After years of recession and joblessness, the U.S. has a “full-fledged poverty crisis,” said Eliot Spitzer in Slate​.com. The Census Bureau revealed last week that almost 46.2 million Americans—15.1 percent of the population—are now living below the poverty line, defined as an income of $22,300 for a family of four. Worse still, 26.6 percent of Hispanic households, and 27.4 percent of black households, are officially poor. The poverty rate for blacks under the age of 18 is a “staggering” 39.1 percent. A “generation of economic progress” has been lost. It could be even worse, said The New York Times in an editorial. Government safety-net programs “so often sneered at by Republicans,’’ such as food stamps and unemployment benefits, are now the only thing “keeping millions from falling into complete despair.” To cut them now, as the Republicans hope to do, would be callous beyond belief.
The poverty statistics don’t hold up to close examination, said Robert Rector and Rachel Sheffield in the Boston Herald. When most Americans think of the poor, they think of “homeless families living in crumbling shacks.” But the Census Bureau’s definition of poverty fails to count the $1 trillion in government assistance handed out to low-income families. In fact, the majority of Americans considered “poor” by the government live in decent housing, with air-conditioning, cable TV, and a computer. Fortunately, only a small minority of Americans suffers from “substantial deprivation”—and we won’t help them by legislating on the basis of “exaggeration and misinformation.”

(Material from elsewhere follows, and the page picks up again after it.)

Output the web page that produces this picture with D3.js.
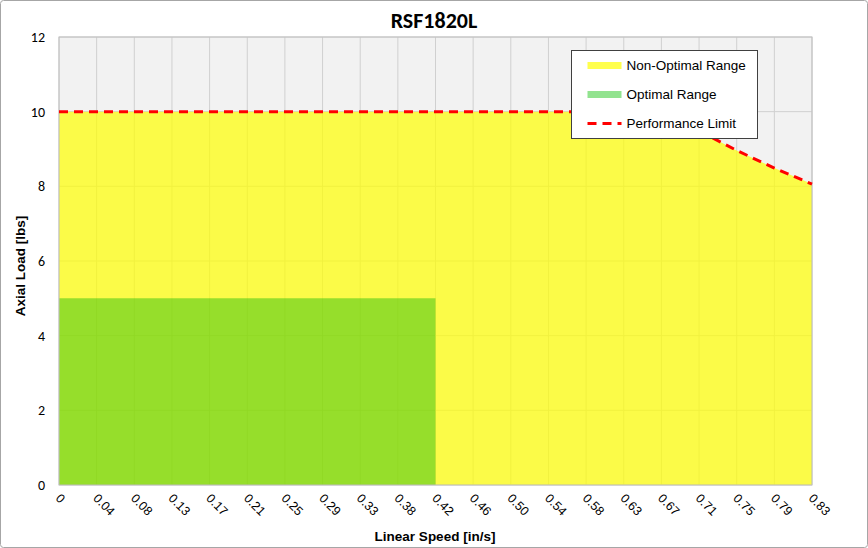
<!DOCTYPE html>
<html>
<head>
<meta charset="utf-8">
<script src="https://cdn.jsdelivr.net/npm/d3@7"></script>
<style>
  body { margin: 0; background: #fff; }
</style>
</head>
<body>
<div id="wrapper"></div>
<script>
// category labels on the x axis (linear speed, in/s)
const speedLabels = ["0", "0.04", "0.08", "0.13", "0.17", "0.21", "0.25", "0.29", "0.33", "0.38",
    "0.42", "0.46", "0.50", "0.54", "0.58", "0.63", "0.67", "0.71", "0.75", "0.79", "0.83"];
// performance limit / non-optimal range (lbs)
const limitLoad = [10, 10, 10, 10, 10, 10, 10, 10, 10, 10,
    10, 10, 10, 10, 10, 10, 10, 9.49, 8.96, 8.49, 8.06];
// optimal range (lbs), only up to 0.42
const optimalLoad = [5, 5, 5, 5, 5, 5, 5, 5, 5, 5, 5];
const yTicks = [0, 2, 4, 6, 8, 10, 12];
const legendItems = ["Non-Optimal Range", "Optimal Range", "Performance Limit"];

function buildChart(id) {
    const dimension = {
        width: 868,
        height: 548,
        margin: { top: 37, left: 59, bottom: 63, right: 56 }
    };
    dimension.boundedWidth = dimension.width - dimension.margin.left - dimension.margin.right;
    dimension.boundedHeight = dimension.height - dimension.margin.top - dimension.margin.bottom;

    const svg = d3.select("#" + id).append("svg")
        .attr("width", dimension.width)
        .attr("height", dimension.height);

    // outer chart border
    svg.append("rect")
        .attr("x", 0.5).attr("y", 0.5)
        .attr("width", dimension.width - 1).attr("height", dimension.height - 1)
        .attr("rx", 3)
        .attr("fill", "#fff")
        .attr("stroke", "#a6a6a6");

    const bounded = svg.append("g")
        .attr("transform", `translate(${dimension.margin.left}, ${dimension.margin.top})`);

    const xScaler = d3.scalePoint()
        .domain(speedLabels)
        .range([0, dimension.boundedWidth]);

    const yScaler = d3.scaleLinear()
        .domain([0, 12])
        .range([dimension.boundedHeight, 0]);

    // plot background
    bounded.append("rect")
        .attr("width", dimension.boundedWidth)
        .attr("height", dimension.boundedHeight)
        .attr("fill", "#f2f2f2");

    // grid
    bounded.append("g")
        .selectAll("line.h")
        .data(yTicks)
        .join("line")
        .attr("x1", 0).attr("x2", dimension.boundedWidth)
        .attr("y1", d => yScaler(d)).attr("y2", d => yScaler(d))
        .attr("stroke", "#d0d0d0");
    bounded.append("g")
        .selectAll("line.v")
        .data(speedLabels)
        .join("line")
        .attr("x1", d => xScaler(d)).attr("x2", d => xScaler(d))
        .attr("y1", 0).attr("y2", dimension.boundedHeight)
        .attr("stroke", "#d0d0d0");

    const yellowArea = d3.area()
        .x((d, i) => xScaler(speedLabels[i]))
        .y0(yScaler(0))
        .y1(d => yScaler(d));

    bounded.append("path")
        .attr("d", yellowArea(limitLoad))
        .attr("fill", "#ffff00")
        .attr("fill-opacity", 0.7);

    bounded.append("path")
        .attr("d", yellowArea(optimalLoad))
        .attr("fill", "#00b400")
        .attr("fill-opacity", 0.4);

    // plot border
    bounded.append("rect")
        .attr("width", dimension.boundedWidth)
        .attr("height", dimension.boundedHeight)
        .attr("fill", "none")
        .attr("stroke", "#bfbfbf");

    const limitLine = d3.line()
        .x((d, i) => xScaler(speedLabels[i]))
        .y(d => yScaler(d));

    bounded.append("path")
        .attr("d", limitLine(limitLoad))
        .attr("fill", "none")
        .attr("stroke", "#ff0000")
        .attr("stroke-width", 3)
        .attr("stroke-dasharray", "9,6");

    // y axis labels
    const yAxis = d3.axisLeft(yScaler).tickValues(yTicks).tickSize(0).tickPadding(14);
    const yG = bounded.append("g").call(yAxis);
    yG.select(".domain").remove();
    yG.selectAll("text")
        .style("font-family", "Carlito, 'Liberation Sans Narrow', sans-serif")
        .style("font-size", "14px")
        .attr("fill", "#000");

    // x axis labels, rotated
    bounded.append("g")
        .selectAll("text")
        .data(speedLabels)
        .join("text")
        .attr("transform", d => `translate(${xScaler(d) - 1}, ${dimension.boundedHeight + 11}) rotate(45)`)
        .attr("text-anchor", "start")
        .attr("dy", "0.35em")
        .style("font-family", "'Liberation Sans', Arial, sans-serif")
        .style("font-size", "12.5px")
        .text(d => d);

    svg.append("text")
        .attr("x", 434)
        .attr("y", 28)
        .attr("text-anchor", "middle")
        .style("font-family", "Carlito, 'Liberation Sans Narrow', sans-serif")
        .style("font-weight", "bold")
        .style("font-size", "22px")
        .text("RSF1820L");

    svg.append("text")
        .attr("x", 435)
        .attr("y", 541)
        .attr("text-anchor", "middle")
        .style("font-family", "'Liberation Sans', Arial, sans-serif")
        .style("font-weight", "bold")
        .style("font-size", "13.5px")
        .text("Linear Speed [in/s]");

    svg.append("text")
        .attr("transform", "translate(25, 266) rotate(-90)")
        .attr("text-anchor", "middle")
        .style("font-family", "'Liberation Sans', Arial, sans-serif")
        .style("font-weight", "bold")
        .style("font-size", "13.5px")
        .text("Axial Load [lbs]");

    // legend
    const legend = svg.append("g").attr("transform", "translate(571.5, 50.5)");
    legend.append("rect")
        .attr("width", 186).attr("height", 88)
        .attr("fill", "#fff")
        .attr("stroke", "#404040");
    const swatchColors = ["#ffff4d", "#92e38f", "#ff0000"];
    legendItems.forEach((name, i) => {
        const y = 15 + i * 29;
        const sw = legend.append("line")
            .attr("x1", 16).attr("x2", 50)
            .attr("y1", y).attr("y2", y)
            .attr("stroke", swatchColors[i]);
        if (i < 2) sw.attr("stroke-width", 7);
        else sw.attr("stroke-width", 3).attr("stroke-dasharray", "9,6");
        legend.append("text")
            .attr("x", 55)
            .attr("y", y)
            .attr("dy", "0.35em")
            .style("font-family", "'Liberation Sans', Arial, sans-serif")
            .style("font-size", "13.5px")
            .text(name);
    });
}

buildChart("wrapper");
</script>
</body>
</html>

If you think owning a TV and a microwave means you aren’t poor, said Alexandra Le Tellier in the Los Angeles Times, then it’s you who’s misinformed. America’s poor spend every day worrying that they won’t have enough money to send their kids to public colleges, pay medical bills, or keep up payments on their homes. They also face the most corrosive fear of all—“the very idea that the American dream is no longer attainable.” That’s why any government economic plan must focus on both the middle class and the poor, said the St. Louis Post-Dispatch. Median household income has fallen by 7.1 percent since 1999—a trend that threatens the “American ideal” that each generation will be better off than the last. The true challenge facing Congress is not just in paying for safety-net programs, but in rebuilding an economy that will give all Americans “true opportunities for upward mobility.”